Written request: Each line from the top of the listing through the one holding "const leftXTickVals = [-0.5,2,4,6];" should be restated word for word, with nothing added and no pictures.

Data section:
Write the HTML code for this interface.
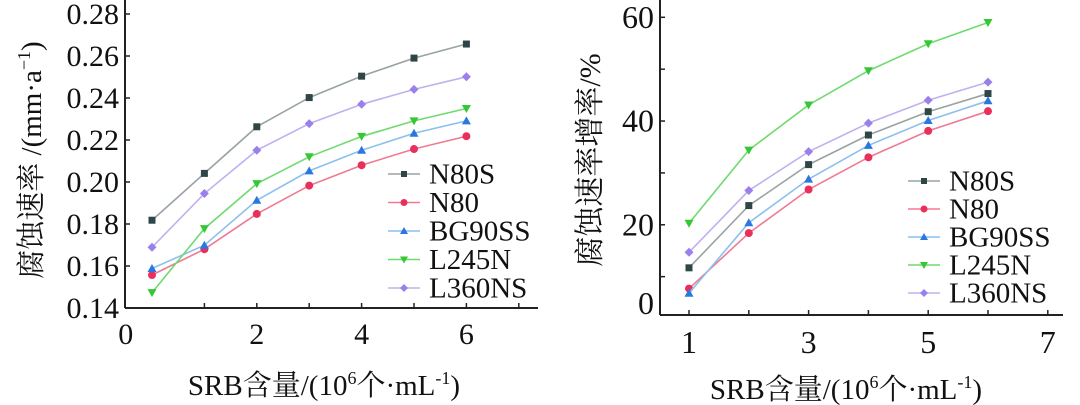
<!DOCTYPE html>
<html><head><meta charset="utf-8">
<style>
html,body{margin:0;padding:0;background:#fff;}
svg{display:block;}
svg text{font-family:"Liberation Serif","Times New Roman","DejaVu Serif","Noto Serif CJK SC",serif;fill:#111;}
</style></head>
<body>
<svg id="chart" width="1080" height="405" viewBox="0 0 1080 405" xmlns="http://www.w3.org/2000/svg">
  <g id="left"></g>
  <g id="right"></g>
</svg>
<script>
const seriesNames = ["N80S","N80","BG90SS","L245N","L360NS"];
const leftX = [0,1,2,3,4,5,6];
const leftN80S = [0.1818,0.2041,0.2263,0.2402,0.2504,0.2590,0.2657];
const leftN80 = [0.1557,0.1680,0.1848,0.1983,0.2080,0.2157,0.2218];
const leftBG90SS = [0.1588,0.1699,0.1913,0.2053,0.2151,0.2232,0.2291];
const leftL245N = [0.1473,0.1778,0.1992,0.2120,0.2217,0.2291,0.2350];
const leftL360NS = [0.1689,0.1945,0.2151,0.2278,0.2370,0.2441,0.2501];
const leftYTicks = [0.14,0.16,0.18,0.20,0.22,0.24,0.26,0.28];
const leftXTicks = ["0","2","4","6"];
const leftXTickVals = [-0.5,2,4,6];

const rightX = [1,2,3,4,5,6];
const rightN80S = [11.7,23.7,31.6,37.3,41.8,45.3];
const rightN80 = [7.7,18.4,26.8,33.0,38.1,41.9];
const rightBG90SS = [6.8,20.4,28.8,35.3,40.1,43.9];
const rightL245N = [20.3,34.4,43.1,49.7,54.9,59.0];
const rightL360NS = [14.7,26.6,34.1,39.6,44.0,47.5];
const rightYTicks = [60,50,40,30,20,10];
const rightYLabels = ["60","40","20"];
const rightYLabelVals = [60,40,20];
const rightXTicks = ["1","3","5","7"];
const rightXTickVals = [1,3,5,7];

const FONT='"Liberation Serif","Times New Roman","DejaVu Serif","Noto Serif CJK SC",serif';
const colors = {N80S:["#2f4646","#9aa3a3"],N80:["#e8305a","#f07a93"],BG90SS:["#2878e0","#8cc0ee"],L245N:["#35c835","#6edb6e"],L360NS:["#9a80ea","#c0b0f0"]};
const shapes = {N80S:"square",N80:"circle",BG90SS:"up",L245N:"down",L360NS:"diamond"};
const NS="http://www.w3.org/2000/svg";
function mk(tag,attrs,parent){const e=document.createElementNS(NS,tag);for(const k in attrs)e.setAttribute(k,attrs[k]);if(tag==="text")e.setAttribute("font-family",FONT);parent.appendChild(e);return e;}
function marker(g,shape,cx,cy,col,s){
  let e;
  if(shape==="square") e=mk("rect",{x:cx-s,y:cy-s,width:2*s,height:2*s,fill:col},g);
  else if(shape==="circle") e=mk("circle",{cx:cx,cy:cy,r:s+0.5,fill:col},g);
  else if(shape==="up") e=mk("polygon",{points:`${cx},${cy-s-1} ${cx-s-1},${cy+s} ${cx+s+1},${cy+s}`,fill:col},g);
  else if(shape==="down") e=mk("polygon",{points:`${cx},${cy+s+1} ${cx-s-1},${cy-s} ${cx+s+1},${cy-s}`,fill:col},g);
  else e=mk("polygon",{points:`${cx},${cy-s-1} ${cx+s+1},${cy} ${cx},${cy+s+1} ${cx-s-1},${cy}`,fill:col},g);
  return e;
}
function drawChart(g,cfg){
  const {xs,data,xScale,yScale,axisX0,axisX1,axisY0,axisY1}=cfg;
  mk("line",{x1:axisX0,y1:axisY0,x2:axisX0,y2:axisY1,stroke:"#222","stroke-width":2},g);
  mk("line",{x1:axisX0,y1:axisY1,x2:axisX1,y2:axisY1,stroke:"#222","stroke-width":2},g);
  cfg.yTickVals.forEach(v=>{const t=mk("line",{x1:axisX0,y1:yScale(v),x2:axisX0+5,y2:yScale(v),stroke:"#222","stroke-width":1.5},g);
    
    });
  cfg.yLabels.forEach((l,i)=>{const t=mk("text",{x:axisX0-6,y:cfg.yLabelY(cfg.yLabelVals[i])+cfg.tickFont*0.33,"font-size":cfg.tickFont,"text-anchor":"end"},g);t.textContent=l;
    
    });
  cfg.xTickVals2.forEach(v=>{const t=mk("line",{x1:xScale(v),y1:axisY1,x2:xScale(v),y2:axisY1-5,stroke:"#222","stroke-width":1.5},g);
    
    });
  cfg.xLabels.forEach((l,i)=>{const t=mk("text",{x:xScale(cfg.xLabelVals[i]),y:axisY1+cfg.xLabelDy,"font-size":cfg.tickFont,"text-anchor":"middle"},g);t.textContent=l;
    
    });
  seriesNames.forEach((n,si)=>{
    const vals=data[si];const [mc,lc]=colors[n];
    const sg=mk("g",{},g);
    
    
    const pts=vals.map((v,i)=>xScale(xs[i])+","+yScale(v)).join(" ");
    const pl=mk("polyline",{points:pts,fill:"none",stroke:lc,"stroke-width":1.6},sg);
    
    
    vals.forEach((v,i)=>{const m=marker(sg,shapes[n],xScale(xs[i]),yScale(v),mc,3.5);
      
      });
    const ly=cfg.legY0+si*cfg.legDy;
    const lg=mk("g",{},g);
    
    
    mk("line",{x1:cfg.legX,y1:ly,x2:cfg.legX+32,y2:ly,stroke:lc,"stroke-width":1.6},lg);
    marker(lg,shapes[n],cfg.legX+16,ly,mc,3);
    const t=mk("text",{x:cfg.legX+41,y:ly+cfg.legFont*0.33,"font-size":cfg.legFont},lg);t.textContent=n;
  });
}
// left
const L=document.getElementById("left");
const lx=v=>152+52.4*v, ly=v=>14+(0.28-v)/0.02*42;
drawChart(L,{xs:leftX,data:[leftN80S,leftN80,leftBG90SS,leftL245N,leftL360NS],xScale:lx,yScale:ly,
  axisX0:125,axisX1:538,axisY0:0,axisY1:308,yTickVals:leftYTicks,yLabels:leftYTicks.map(v=>v.toFixed(2)),yLabelVals:leftYTicks,yLabelY:ly,
  xTickVals2:[1,2,3,4,5,6,7],xLabels:leftXTicks,xLabelVals:leftXTickVals,xLabelDy:36,tickFont:30,legX:388,legY0:174,legDy:28.5,legFont:29});
let t=mk("text",{x:0,y:0,"font-size":29,"text-anchor":"middle",transform:"translate(41,160) rotate(-90)"},L);
t.innerHTML='腐蚀速率 /(mm·a<tspan dy="-11" font-size="18">−1</tspan><tspan dy="11">)</tspan>';

t=mk("text",{x:324,y:395,"font-size":29,"text-anchor":"middle"},L);
t.innerHTML='SRB含量/(10<tspan dy="-11" font-size="18">6</tspan><tspan dy="11">个·mL</tspan><tspan dy="-11" font-size="18">-1</tspan><tspan dy="11">)</tspan>';

// right
const R=document.getElementById("right");
const rx=v=>689+59.8*(v-1), ry=v=>17.3+(60-v)*5.187;
drawChart(R,{xs:rightX,data:[rightN80S,rightN80,rightBG90SS,rightL245N,rightL360NS],xScale:rx,yScale:ry,
  axisX0:660,axisX1:1063,axisY0:0,axisY1:315,yTickVals:rightYTicks,yLabels:rightYLabels,yLabelVals:rightYLabelVals,yLabelY:ry,
  xTickVals2:[1,2,3,4,5,6,7],xLabels:rightXTicks,xLabelVals:rightXTickVals,xLabelDy:38,tickFont:32,legX:908,legY0:181,legDy:28,legFont:29});
t=mk("text",{x:654,y:314,"font-size":32,"text-anchor":"end"},R);t.textContent="0";

t=mk("text",{x:0,y:0,"font-size":30,"text-anchor":"middle",transform:"translate(600,160) rotate(-90)"},R);
t.textContent='腐蚀速率增率/%';

t=mk("text",{x:846,y:399,"font-size":29,"text-anchor":"middle"},R);
t.innerHTML='SRB含量/(10<tspan dy="-11" font-size="18">6</tspan><tspan dy="11">个·mL</tspan><tspan dy="-11" font-size="18">-1</tspan><tspan dy="11">)</tspan>';

</script>
</body></html>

Output of the exercise:
Write the HTML code for this interface.
<!DOCTYPE html>
<html><head><meta charset="utf-8">
<style>
html,body{margin:0;padding:0;background:#fff;}
svg{display:block;}
svg text{font-family:"Liberation Serif","Times New Roman","DejaVu Serif","Noto Serif CJK SC",serif;fill:#111;}
</style></head>
<body>
<svg id="chart" width="1080" height="405" viewBox="0 0 1080 405" xmlns="http://www.w3.org/2000/svg">
  <g id="left"></g>
  <g id="right"></g>
</svg>
<script>
const seriesNames = ["N80S","N80","BG90SS","L245N","L360NS"];
const leftX = [0,1,2,3,4,5,6];
const leftN80S = [0.1818,0.2041,0.2263,0.2402,0.2504,0.2590,0.2657];
const leftN80 = [0.1557,0.1680,0.1848,0.1983,0.2080,0.2157,0.2218];
const leftBG90SS = [0.1588,0.1699,0.1913,0.2053,0.2151,0.2232,0.2291];
const leftL245N = [0.1473,0.1778,0.1992,0.2120,0.2217,0.2291,0.2350];
const leftL360NS = [0.1689,0.1945,0.2151,0.2278,0.2370,0.2441,0.2501];
const leftYTicks = [0.14,0.16,0.18,0.20,0.22,0.24,0.26,0.28];
const leftXTicks = ["0","2","4","6"];
const leftXTickVals = [-0.5,2,4,6];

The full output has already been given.